A Personal APR is a rate offered based on the customer’s personal circumstances and the amount they wish to borrow over a certain amount of time. This can only be determined once a full application has been submitted and credit checks carried out.

Therefore, a Personal APR is what is offered to you after your financial situation and credit score is taken into account, while a Representative APR is what is generally offered when standard criteria are met by at least 51% of customers applying for the same loan.

With a mortgage, for example, APR remains the same for everyone, because if you don’t meet the bank’s lending criteria you will simply not be approved for the mortgage – personal APR isn’t an option.

However, with short-term loans, you can often be lured in by the Representative APR advertised, but the Personal APR you are offered could be very different, and by this stage, you may feel tempted to take it.
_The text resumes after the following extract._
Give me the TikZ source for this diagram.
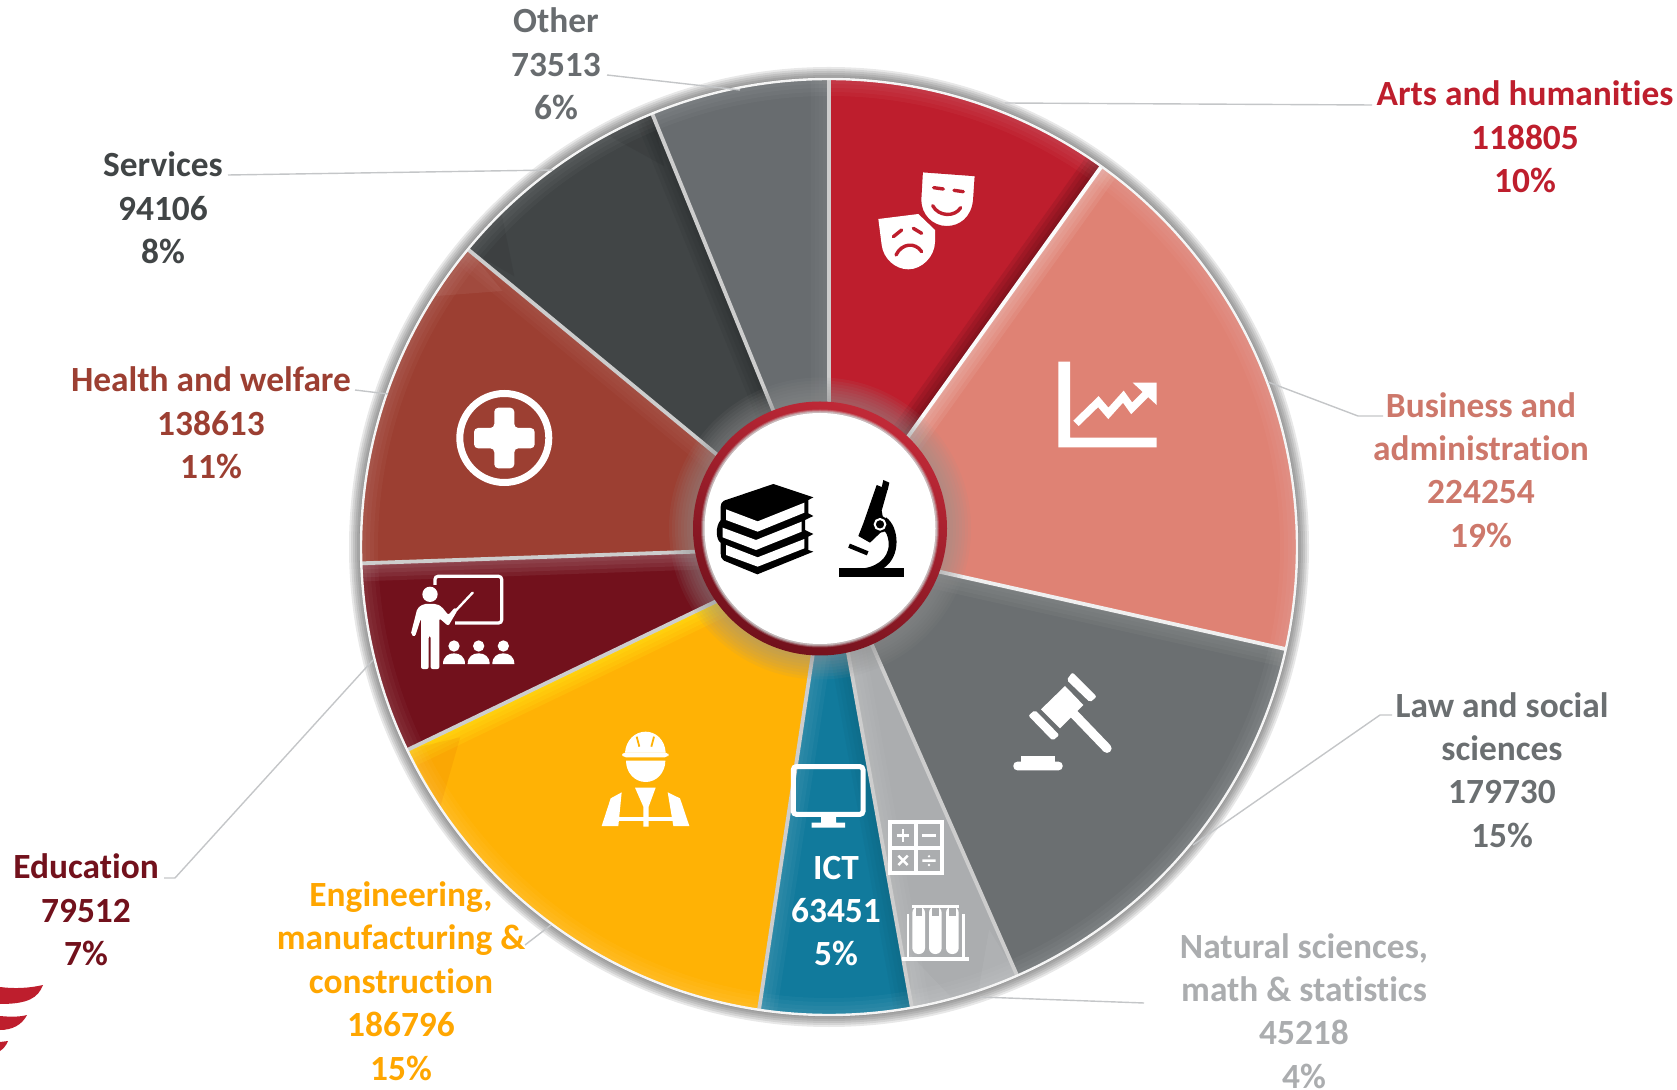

This is why it’s crucial to carry out a loan comparison to make sure you get the absolute best APR and short-term loan terms that you can, in your current situation.

What should you look out for when taking out a short-term loan?

A short-term loan is designed as a temporary funding solution and is generally paid back within months.

Normally they are used for emergencies, such as car repairs or a broken boiler when you do not have any other way of covering this unexpected cost.

There are many types of short-term loans on the market, but most of them would have the same lending criteria to follow:

  • An affordable amount is agreed between the customer and the lender which must declare the interest rate and total amount you are expected to pay back at the end of the agreement.
  • The terms of the repayment are agreed, whether the loan will be paid back in monthly instalments, in the case of a short-term loan, or in full on an agreed date, in the case of a payday loan.
  • A repayment date for your instalments is agreed; generally, it is the date your salary is credited to your account, or close to that.
  • A credit check is carried out to ascertain your credit history and affordability. This is particularly necessary following recent legislation concerning affordability and thorough checks.
  • If your application is successful, your funds will be paid into your account.
  • You begin making repayments on the agreed date, for the agreed amount, until the loan is repaid in full.

Some payday loans and bad credit loans can carry a very high APR rate, so you must be really sure you can afford the repayments and you have found the best solution for your needs.

When looking at the cost of short term or payday loans, particularly those that are for less than 12 months, it would be more beneficial to consider the annual interest rate, the total amount payable and the cost of the credit – these are much easier to understand ways of looking at the true cost of the loan over the APR which will be hugely inflated for shorter-term loans.